After settling in Fort Worth, Texas, I began a concert career in Europe, mainly Spain and Portugal at the time. In Spain the composer Carles Guinovart and his pianist wife, Maria Jesus Crespo were good friends with whom I collaborated as artist teacher in several summer courses in Girona as well as at the Barcelona Conservatory. I collaborated with our common friend, the producer of Ensayo records, Antonio Armet to amke several CDs of Brazilian, Argentinian, Cuban music. In Portugal I had the chance to become very close friends with the greatest Portuguese pianist, Helena de Sa e Costa, with whom I shared teaching experiences in many courses throughout Portugal as well as private classes during the year in Porto.

After connecting with a music critic Michel Fletchner in Fribourg, Switzerland, we embarked on a recording project over several years for Euterpe records that included first performances of Brazilian music, recordings of Liszt for solo and duo piano and the Opus Omnia of Alberto Ginastera.

What performances/recordings are you most proud of?

The most exhilarating performances were at La Scala, Milan and at the Fazioli concert hall in Sacile, Italy, where the piano was impeccably tuned and maintained besides being absolutely wonderful. I am really happy with the recordings of the 5 Beethoven Concerti with Eduardo Chibas conducting the Orchesta de Venezuela. Also the Liszt Concerto and Momo Precoce and Prado Sonata dedicated to me that were recorded in Switzerland and the Rachmaninov Concerti recorded in Slovenia with Ligia Amadio.

Which particular works do you like best?

The Liszt Sonata and most of Debussy’s piano music

How do you make your repertoire choices from season to season?

Much of my repertoire choices depended on my recording engagements. There were the following stages:

During the main recordings for Ensayo in Spain a concentration of music from Brazil, Argentina and Cuba

During the Euterpe recordings much Liszt music and participation in Liszt festivals. I have been on the board of the American Liszt Society for many years, hosting Liszt Festivals in Brazil and participating in Liszt festivals throughout the US and in China and Slovenia, for example.

During my long collaboration with L’Art records in Rio de Janeiro it was romantic music – Chopin, Liszt, Mendelssohn, Brahms – or Villa Lobos and Brazilian music.

Do you have a favourite concert venue to play in and why?

Italy has been a great source of inspiration, whether it be the Amalfi Coast with performances in Ravello, Napoli or of course at La Scala, Milan.

What has been your most memorable concert experience?
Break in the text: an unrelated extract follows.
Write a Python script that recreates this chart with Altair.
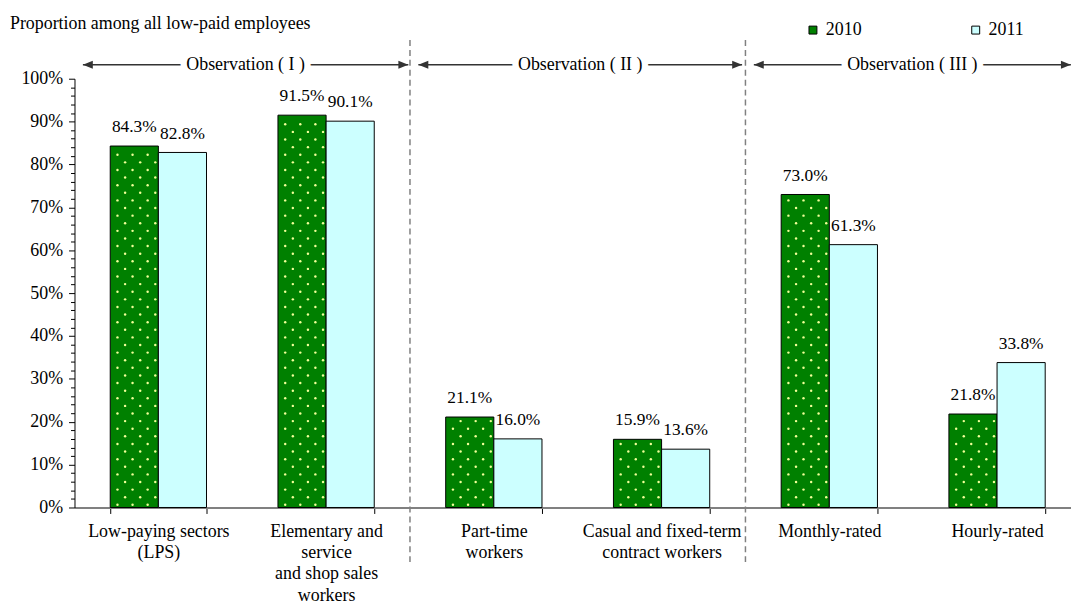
import altair as alt
import pandas as pd

# ---------------- data ----------------
categories = [
    "Low-paying sectors|(LPS)",
    "Elementary and|service|and shop sales|workers",
    "Part-time|workers",
    "Casual and fixed-term|contract workers",
    "Monthly-rated",
    "Hourly-rated",
]
years = ["2010", "2011"]
values_2010 = [84.3, 91.5, 21.1, 15.9, 73.0, 21.8]
values_2011 = [82.8, 90.1, 16.0, 13.6, 61.3, 33.8]

obs_labels = ["Observation ( I )", "Observation ( II )", "Observation ( III )"]
obs_start = [0.05, 2.05, 4.05]      # in units of category steps
obs_end = [1.99, 3.98, 5.94]
divider_positions = [2, 4]           # boundaries between observation groups
subtitle = "Proportion among all low-paid employees"

# ---------------- tables ----------------
rows = []
for i, c in enumerate(categories):
    for y, vals in zip(years, [values_2010, values_2011]):
        rows.append(dict(cat=c, idx=i, year=y, value=vals[i] / 100.0,
                         label=f"{vals[i]:.1f}%"))
df = pd.DataFrame(rows)
obs_df = pd.DataFrame({"text": obs_labels, "start": obs_start, "end": obs_end})
div_df = pd.DataFrame({"pos": divider_positions})
sub_df = pd.DataFrame({"t": [subtitle]})

FONT = "Liberation Serif"
N = len(categories)
W_RANGE = 1014
STEP = W_RANGE / N
P_IN = 0.426
P_OUT = P_IN / 2
W, H = 1004, 432

# ---------------- main bars ----------------
x_band = alt.X(
    "cat:N", sort=categories, title=None,
    scale=alt.Scale(range=[0, W_RANGE], paddingInner=P_IN, paddingOuter=P_OUT),
    axis=alt.Axis(
        labelExpr="split(datum.label, '|')", labelFont=FONT, labelFontSize=18,
        labelLineHeight=21.5, labelAngle=0, labelAlign="center", labelBaseline="top",
        labelColor="black", labelLimit=400, labelOverlap=False, labelPadding=9,
        tickBand="extent", tickSize=6, tickColor="black", tickWidth=1,
        domainColor="#808080", domainWidth=2, grid=False,
    ),
)
x_off = alt.XOffset("year:N", sort=years, scale=alt.Scale(paddingInner=0, paddingOuter=0))
y_scale = alt.Scale(domain=[0, 1], nice=False)
y_axis = alt.Axis(
    values=[k / 50 for k in range(51)], format=".0%",
    labelExpr="round(datum.value*100) % 10 == 0 ? datum.label : ''",
    labelFont=FONT, labelFontSize=18, labelColor="black", labelOverlap=False,
    labelPadding=6,
    tickSize={"condition": {"test": "round(datum.value*100) % 10 == 0", "value": 6}, "value": 4},
    tickColor="black", domainColor="black", domainWidth=1, grid=False,
)
color = alt.Color(
    "year:N",
    scale=alt.Scale(domain=years, range=["#008000", "#CCFFFF"]),
    legend=alt.Legend(
        title=None, orient="none", legendX=735, legendY=-58, direction="horizontal",
        symbolType="square", symbolSize=64, symbolStrokeColor="black",
        symbolStrokeWidth=1, symbolOpacity=1, labelFont=FONT, labelFontSize=18,
        labelColor="black", columnPadding=106, padding=0, labelOffset=4,
    ),
)

base = alt.Chart(df)
bars = base.mark_bar(stroke="black", strokeWidth=1).encode(
    x=x_band, xOffset=x_off,
    y=alt.Y("value:Q", title=None, scale=y_scale, axis=y_axis),
    color=color,
)
labels = base.mark_text(baseline="bottom", dy=-10, font=FONT, fontSize=17.5,
                        color="black").encode(
    x=alt.X("cat:N", sort=categories), xOffset=alt.XOffset("year:N", sort=years),
    y=alt.Y("value:Q", title=None, scale=y_scale, axis=y_axis), text="label:N",
)
main = alt.layer(bars, labels)

# ---------------- annotations (quantitative x in category-step units) ----------------
xq_scale = alt.Scale(domain=[0, N], range=[0, W_RANGE], nice=False, zero=False)

dots = (
    base.transform_filter("datum.year == '2010'")
    .transform_calculate(r="sequence(0, floor((datum.value*100 - 1.0)/1.775) + 1)")
    .transform_flatten(["r"])
    .transform_calculate(c="[0, 1, 2]")
    .transform_flatten(["c"])
    .transform_calculate(
        xp=f"datum.idx + {P_OUT} + ((datum.r % 2 == 0 ? 7.3 : 15) + datum.c*15.2)/{STEP}",
        value="(0.62 + datum.r*1.775)/100",
    )
    .mark_circle(size=6, color="#f2ff99", opacity=1)
    .encode(
        x=alt.X("xp:Q", scale=xq_scale, axis=None),
        y=alt.Y("value:Q", title=None, scale=y_scale, axis=y_axis),
    )
)

dividers = alt.Chart(div_df).mark_rule(color="#808080", strokeDash=[6, 4], strokeWidth=1.5).encode(
    x=alt.X("pos:Q", scale=xq_scale, axis=None), y=alt.value(-39), y2=alt.value(489)
)

obs = alt.Chart(obs_df)
arrow_lines = obs.mark_rule(color="#333333", strokeWidth=1.5).encode(
    x=alt.X("start:Q", scale=xq_scale, axis=None), x2="end:Q", y=alt.value(-14)
)
head_r = obs.mark_point(shape="M0,0L-1,-0.4L-1,0.4Z", filled=True, size=400,
                        color="#333333", opacity=1).encode(
    x=alt.X("end:Q", scale=xq_scale, axis=None), y=alt.value(-14)
)
head_l = obs.mark_point(shape="M0,0L1,-0.4L1,0.4Z", filled=True, size=400,
                        color="#333333", opacity=1).encode(
    x=alt.X("start:Q", scale=xq_scale, axis=None), y=alt.value(-14)
)
obs_mid = obs.transform_calculate(mid="(datum.start + datum.end)/2")
obs_halo = obs_mid.mark_text(font=FONT, fontSize=18, baseline="middle", align="center",
                             color="white", stroke="white", strokeWidth=13).encode(
    x=alt.X("mid:Q", scale=xq_scale, axis=None), y=alt.value(-14), text="text:N"
)
obs_text = obs_mid.mark_text(font=FONT, fontSize=18, baseline="middle", align="center",
                             color="black").encode(
    x=alt.X("mid:Q", scale=xq_scale, axis=None), y=alt.value(-14), text="text:N"
)
sub = alt.Chart(sub_df).mark_text(font=FONT, fontSize=18, align="left", baseline="middle",
                                  color="black").encode(
    x=alt.value(-65), y=alt.value(-55), text="t:N"
)

ann = alt.layer(dots, dividers, arrow_lines, head_r, head_l, obs_halo, obs_text, sub)

chart = (
    alt.layer(main, ann)
    .resolve_scale(x="independent")
    .properties(
        width=W, height=H,
        autosize=alt.AutoSizeParams(type="none"),
        padding={"left": 67, "top": 69, "right": 0, "bottom": 97},
        background="white",
    )
    .configure_view(stroke=None)
)

chart.save("out.html", embed_options={"renderer": "svg", "actions": False})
Maybe four come to mind especially. The occasion to give a recital at La Scala, home of the opera, to perform in Sacile at the home of the great Fazioli piano factory with Paolo Fazioli in attendance, both in Italy or perhaps in Austria at the birthplace of the great Bosendorfer piano factory. Or again in the Musashino School, Tokyo, all with wonderful instruments.

What do you consider to be the most important ideas and concepts to impart to aspiring musicians?

Very simply, forget yourself entirely as you play. The music is far more important.

What is your most treasured possession?

Besides four wonderful daughters, we have a beautiful Fazioli piano at home in Connecticut. This was an inspiration from my years as board member of the World Piano Pedagogy Conferences where Paolo Fazioli brought his beautiful instruments for many years. That inspired me to give master classes in New York at the home of the Fazioli instruments where I could purchase mine. To be included in the book, the Most Wanted Piano Teachers in the USA. To possess, courtesy of Diane Andersen, a copy of Chopin’s annotations in his score of Bach’s Well Tempered Clavier.

Brazilian pianist Luiz de Moura-Castro is a graduate of the National School of Music, Federal University of Rio de Janeiro, Brazil, and of the Lorenzo Fernandez Academy of Music, Rio de Janeiro and the Liszt Academy, Budapest. He gave his debut recital at the age of 9 at the Teatro Municipal after winning a competition.

Luiz de Moura-Castro has appeared with the Orchestre de Chambre de Lausanne, Lisbon Radio Orchestra, Filarmonichi di Turino, Bratislav & Janacek orchestras, Yaroslav Symphony, Russia, Dallas Symphony Orchestra, Fort Worth Symphony Orchestra, Hartford and Syracuse symphonies, besides all the major Brazilian orchestras and Parabobo Orquestra, Venezuela. Solo recitals include Piccolo Scala, Milano Teatro Ghione, Roma Salle Gaveau, Paris; Palau de la Musica, Barcelona; Rubinstein Hall, St. Petersburg Academy; Merkin Hall, Metropolitan Museum of Art, New York.